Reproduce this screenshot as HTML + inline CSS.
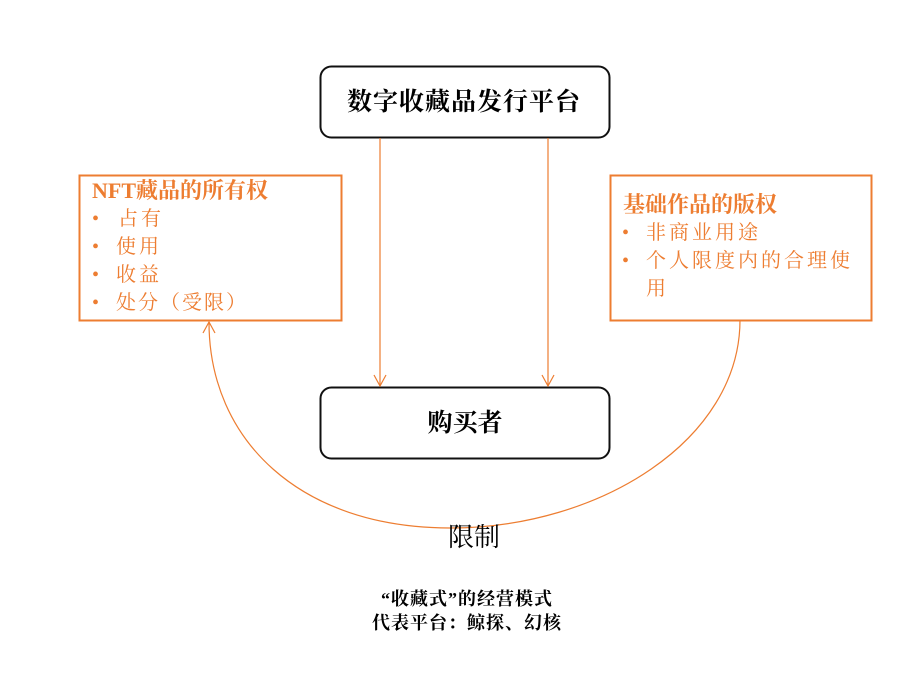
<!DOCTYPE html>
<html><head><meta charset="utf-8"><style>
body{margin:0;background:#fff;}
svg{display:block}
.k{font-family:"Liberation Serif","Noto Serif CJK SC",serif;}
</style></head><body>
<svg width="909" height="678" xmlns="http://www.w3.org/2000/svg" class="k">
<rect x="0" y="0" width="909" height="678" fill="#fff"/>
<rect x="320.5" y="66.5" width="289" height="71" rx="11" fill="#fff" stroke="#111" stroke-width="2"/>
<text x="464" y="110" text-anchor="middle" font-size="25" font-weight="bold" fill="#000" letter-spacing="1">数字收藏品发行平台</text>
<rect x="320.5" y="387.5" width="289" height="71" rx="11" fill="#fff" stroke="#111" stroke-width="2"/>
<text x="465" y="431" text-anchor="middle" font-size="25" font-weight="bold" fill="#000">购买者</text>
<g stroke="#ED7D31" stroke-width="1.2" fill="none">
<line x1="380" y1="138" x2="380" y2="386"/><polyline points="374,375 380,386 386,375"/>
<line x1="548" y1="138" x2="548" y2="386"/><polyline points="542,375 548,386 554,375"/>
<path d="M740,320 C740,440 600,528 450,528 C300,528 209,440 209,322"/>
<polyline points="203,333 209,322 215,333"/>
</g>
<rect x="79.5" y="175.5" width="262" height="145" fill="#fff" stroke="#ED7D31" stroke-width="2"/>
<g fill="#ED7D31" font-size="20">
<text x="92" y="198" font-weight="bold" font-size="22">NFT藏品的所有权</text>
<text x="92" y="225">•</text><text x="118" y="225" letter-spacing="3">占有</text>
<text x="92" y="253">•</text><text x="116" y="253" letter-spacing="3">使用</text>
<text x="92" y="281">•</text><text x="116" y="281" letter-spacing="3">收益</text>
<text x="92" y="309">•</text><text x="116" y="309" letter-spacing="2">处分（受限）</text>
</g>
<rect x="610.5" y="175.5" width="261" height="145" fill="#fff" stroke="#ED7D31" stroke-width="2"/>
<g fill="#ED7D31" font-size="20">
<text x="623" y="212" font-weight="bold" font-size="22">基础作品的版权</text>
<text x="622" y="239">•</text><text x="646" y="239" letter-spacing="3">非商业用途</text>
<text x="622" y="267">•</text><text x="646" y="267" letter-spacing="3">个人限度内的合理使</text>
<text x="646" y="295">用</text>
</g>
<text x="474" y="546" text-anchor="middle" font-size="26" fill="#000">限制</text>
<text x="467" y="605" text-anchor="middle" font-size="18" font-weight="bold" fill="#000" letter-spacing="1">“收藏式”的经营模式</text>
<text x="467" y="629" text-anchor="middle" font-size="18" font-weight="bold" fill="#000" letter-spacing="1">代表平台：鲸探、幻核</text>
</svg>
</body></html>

---+---

Copy the listing word for word, excluding its pictures.

Response to this exercise:
Reproduce this screenshot as HTML + inline CSS.
<!DOCTYPE html>
<html><head><meta charset="utf-8"><style>
body{margin:0;background:#fff;}
svg{display:block}
.k{font-family:"Liberation Serif","Noto Serif CJK SC",serif;}
</style></head><body>
<svg width="909" height="678" xmlns="http://www.w3.org/2000/svg" class="k">
<rect x="0" y="0" width="909" height="678" fill="#fff"/>
<rect x="320.5" y="66.5" width="289" height="71" rx="11" fill="#fff" stroke="#111" stroke-width="2"/>
<text x="464" y="110" text-anchor="middle" font-size="25" font-weight="bold" fill="#000" letter-spacing="1">数字收藏品发行平台</text>
<rect x="320.5" y="387.5" width="289" height="71" rx="11" fill="#fff" stroke="#111" stroke-width="2"/>
<text x="465" y="431" text-anchor="middle" font-size="25" font-weight="bold" fill="#000">购买者</text>
<g stroke="#ED7D31" stroke-width="1.2" fill="none">
<line x1="380" y1="138" x2="380" y2="386"/><polyline points="374,375 380,386 386,375"/>
<line x1="548" y1="138" x2="548" y2="386"/><polyline points="542,375 548,386 554,375"/>
<path d="M740,320 C740,440 600,528 450,528 C300,528 209,440 209,322"/>
<polyline points="203,333 209,322 215,333"/>
</g>
<rect x="79.5" y="175.5" width="262" height="145" fill="#fff" stroke="#ED7D31" stroke-width="2"/>
<g fill="#ED7D31" font-size="20">
<text x="92" y="198" font-weight="bold" font-size="22">NFT藏品的所有权</text>
<text x="92" y="225">•</text><text x="118" y="225" letter-spacing="3">占有</text>
<text x="92" y="253">•</text><text x="116" y="253" letter-spacing="3">使用</text>
<text x="92" y="281">•</text><text x="116" y="281" letter-spacing="3">收益</text>
<text x="92" y="309">•</text><text x="116" y="309" letter-spacing="2">处分（受限）</text>
</g>
<rect x="610.5" y="175.5" width="261" height="145" fill="#fff" stroke="#ED7D31" stroke-width="2"/>
<g fill="#ED7D31" font-size="20">
<text x="623" y="212" font-weight="bold" font-size="22">基础作品的版权</text>
<text x="622" y="239">•</text><text x="646" y="239" letter-spacing="3">非商业用途</text>
<text x="622" y="267">•</text><text x="646" y="267" letter-spacing="3">个人限度内的合理使</text>
<text x="646" y="295">用</text>
</g>
<text x="474" y="546" text-anchor="middle" font-size="26" fill="#000">限制</text>
<text x="467" y="605" text-anchor="middle" font-size="18" font-weight="bold" fill="#000" letter-spacing="1">“收藏式”的经营模式</text>
<text x="467" y="629" text-anchor="middle" font-size="18" font-weight="bold" fill="#000" letter-spacing="1">代表平台：鲸探、幻核</text>
</svg>
</body></html>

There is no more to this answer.